Vašát, Petr, Josef Bernard. 2015. Formování komunit, nebo sociální integrace? Analýza personálních sítí ukrajinských imigrantů v Plzni (Forming communities or social integration? a personal network analysis of Ukrainian immigrants in Pilsen) Sociologický časopis / Czech Sociological Review 51 (2): 199–226.
The aim of this article is to describe the personal networks of Ukrainian immigrants residing in an urban centre in the Czech Republic and to identify patterns that can help to elucidate some aspects of their integration. Social support networks in this study were created using the multiple name generator method. Here the generator was made up of six questions asking whom respondents might turn to for money, employment, housing, leisure, to discuss intimate things, or might simply be important to the respondent in some other way. Data-collecting was conducted in Pilsen, an industrial city with a large number of immigrants, and data were obtained from 30 Ukrainians. The networks were measured using structural measures (density, degree centrality and betweenness centrality) as well as common egocentric ones (multiplexity, frequency etc.). The analysis revealed that networks of Ukrainians are not very dense and consist mainly of friends. Friends are important in matters concerning housing, employment, and leisure. By contrast, family is important in more extraordinary situations - for instance, in a financial emergency or to discuss crucial issues.
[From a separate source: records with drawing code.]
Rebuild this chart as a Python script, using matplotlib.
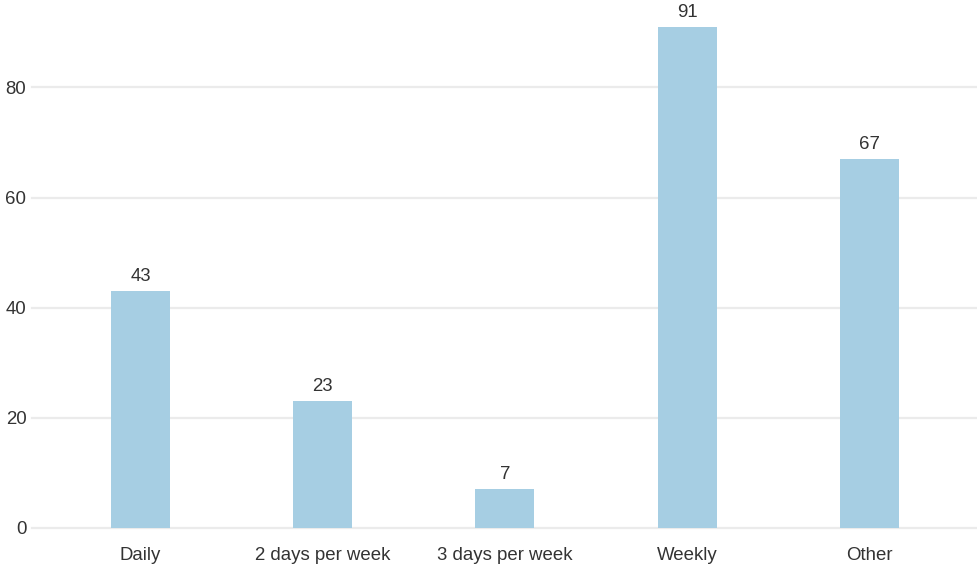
import matplotlib.pyplot as plt

categories = ['Daily', '2 days per week', '3 days per week', 'Weekly', 'Other']
counts = [43, 23, 7, 91, 67]
yticks = [0, 20, 40, 60, 80]

plt.rcParams['font.family'] = ['Liberation Sans', 'DejaVu Sans']

fig = plt.figure(figsize=(9.77, 5.67), dpi=100)
ax = fig.add_axes([32 / 977, 39.3 / 567, 945 / 977, 527.7 / 567])

x = range(len(categories))
bars = ax.bar(x, counts, width=0.324, color='#a6cee3', zorder=2)
for b, v in zip(bars, counts):
    ax.text(b.get_x() + b.get_width() / 2, v + 1.1, str(v),
            ha='center', va='bottom', fontsize=13.4, color='#333333')

ax.set_xlim(-0.595, 4.59)
ax.set_ylim(0, 95.9)
ax.set_xticks(list(x))
ax.set_xticklabels(categories)
ax.set_yticks(yticks)
ax.tick_params(axis='x', length=0, pad=14, labelsize=13.4, labelcolor='#333333')
ax.tick_params(axis='y', length=0, pad=4, labelsize=13.4, labelcolor='#333333')
ax.grid(axis='y', color='#ebebeb', linewidth=1.6, zorder=0)
for gl in ax.get_ygridlines():
    gl.set_clip_on(False)
for s in ax.spines.values():
    s.set_visible(False)

fig.savefig('out.png', dpi=100)
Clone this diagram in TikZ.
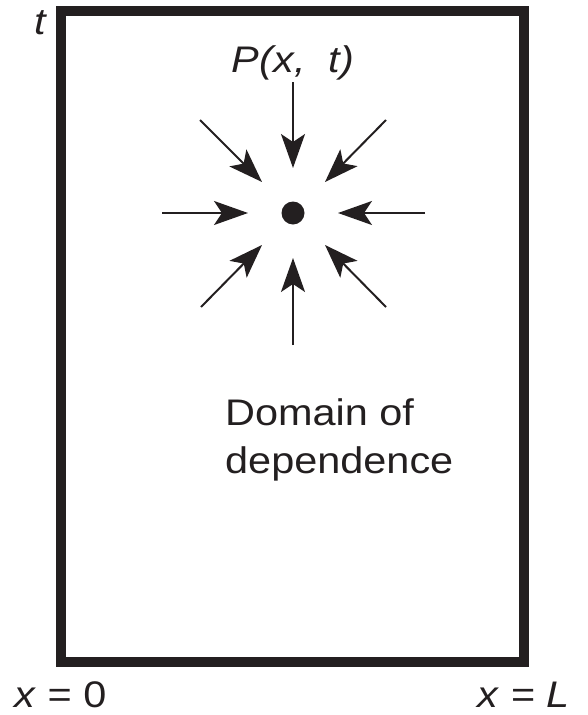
\documentclass[tikz,border=0pt]{standalone}
\usepackage{fontspec}
\setmainfont{Liberation Sans}[FakeStretch=1.12]
\usetikzlibrary{arrows.meta}
\definecolor{ink}{HTML}{231F20}
\tikzset{
  frame/.style={draw=ink, line width=10pt, line join=miter},
  inarrow/.style={draw=ink, line width=2pt, -{Stealth[length=34pt,width=24pt,inset=8pt]}},
  lbl/.style={inner sep=0pt, text=ink, font=\fontsize{37}{44}\selectfont}
}
\begin{document}
\begin{tikzpicture}[x=1pt,y=-1pt]
\useasboundingbox (0,0) rectangle (588,715);
\draw[frame] (61,11) rectangle (523.5,662);
% centre point
\coordinate (P) at (293,213);
\fill[ink] (P) circle (11.5);
% arrow ends
\coordinate (nS) at (293,82);  \coordinate (nE) at (293,168);
\coordinate (sS) at (293,345); \coordinate (sE) at (293,258);
\coordinate (wS) at (162,213); \coordinate (wE) at (248,213);
\coordinate (eS) at (425,213); \coordinate (eE) at (338,213);
\coordinate (nwS) at (200,120); \coordinate (nwE) at (262,182);
\coordinate (neS) at (386,120); \coordinate (neE) at (325,182);
\coordinate (swS) at (201,307); \coordinate (swE) at (262,245);
\coordinate (seS) at (386,307); \coordinate (seE) at (325,245);
\foreach \d in {n,s,w,e,nw,ne,sw,se}{
  \draw[inarrow] (\d S) -- (\d E);
}
% labels
\node[lbl, anchor=base] (ptlabel) at (293,72) {\textit{P(x,\ \ t)}};
\node[lbl, anchor=base west] (dom1) at (225,425) {Domain of};
\node[lbl, anchor=base west] (dom2) at (225,473) {dependence};
\node[lbl, anchor=base west] (tlabel) at (34,34) {\textit{t}};
\node[lbl, anchor=base west] (x0) at (14,707) {\textit{x} = 0};
\node[lbl, anchor=base east] (xL) at (570,707) {\textit{x} = \textit{L}};
\end{tikzpicture}
\end{document}
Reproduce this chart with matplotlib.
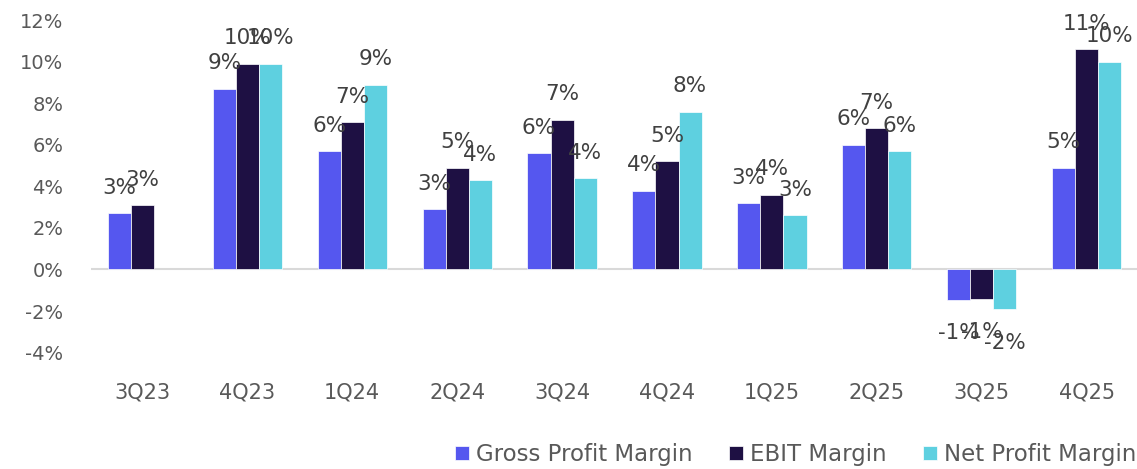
import matplotlib.pyplot as plt
import numpy as np

plt.rcParams['font.family'] = ['DejaVu Sans']

quarters = ['3Q23', '4Q23', '1Q24', '2Q24', '3Q24', '4Q24', '1Q25', '2Q25', '3Q25', '4Q25']
gross_margin = [2.7, 8.7, 5.7, 2.9, 5.6, 3.8, 3.2, 6.0, -1.45, 4.9]
ebit_margin = [3.1, 9.9, 7.1, 4.9, 7.2, 5.2, 3.6, 6.8, -1.4, 10.6]
net_margin = [np.nan, 9.9, 8.9, 4.3, 4.4, 7.6, 2.6, 5.7, -1.9, 10.0]

series = [
    ('Gross Profit Margin', gross_margin, '#5557ef'),
    ('EBIT Margin', ebit_margin, '#1e1043'),
    ('Net Profit Margin', net_margin, '#5ed0e0'),
]

fig = plt.figure(figsize=(11.37, 4.69), dpi=100)
ax = fig.add_axes([0.08, 0.235, 0.92, 0.722])

x = np.arange(len(quarters))
width = 0.22
for i, (name, vals, color) in enumerate(series):
    pos = x + (i - 1) * width
    ax.bar(pos, vals, width, color=color, label=name, edgecolor='white', linewidth=0.5)
    for p, v in zip(pos, vals):
        if np.isnan(v):
            continue
        txt = '{:.0f}%'.format(v)
        if v >= 0:
            ax.annotate(txt, (p, v), xytext=(0, 14), textcoords='offset points',
                        ha='center', va='baseline', fontsize=15.5, color='#404040')
        else:
            ax.annotate(txt, (p, v), xytext=(0, -17), textcoords='offset points',
                        ha='center', va='top', fontsize=15.5, color='#404040')

ax.axhline(0, color='#d9d9d9', linewidth=1.5, zorder=0)
ax.set_xlim(-0.49, 9.48)
ax.set_ylim(-4.3, 12)
ax.set_yticks(np.arange(-4, 13, 2))
ax.set_yticklabels(['{:d}%'.format(t) for t in range(-4, 13, 2)])
ax.set_xticks(x)
ax.set_xticklabels(quarters)
ax.tick_params(axis='both', length=0, colors='#595959')
ax.tick_params(axis='x', pad=17, labelsize=15)
ax.tick_params(axis='y', pad=20, labelsize=14)
for s in ax.spines.values():
    s.set_visible(False)

ax.legend(loc='center right', bbox_to_anchor=(0.999, -0.283), ncol=3, frameon=False,
          fontsize=16.5, handlelength=0.6, handleheight=0.6, handletextpad=0.3,
          columnspacing=1.6, borderaxespad=0, borderpad=0, labelcolor='#595959')

fig.savefig('out.png', dpi=100)
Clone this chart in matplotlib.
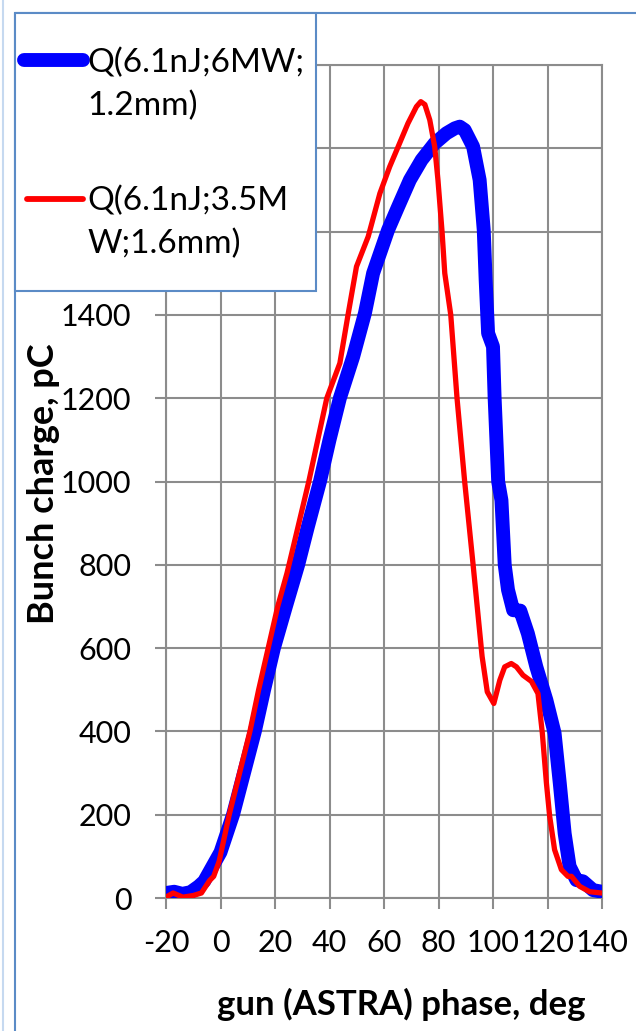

There is also a significant difference between the networks of manual and non-manual workers: manual workers are likely to associate with peers also working in manual labour and their networks are denser than the networks of non-manual workers. In Pilsen, Ukrainians do not form locality-based ethnic communities, and in a long-term perspective their personal networks indicate gradual social integration to the Czech society.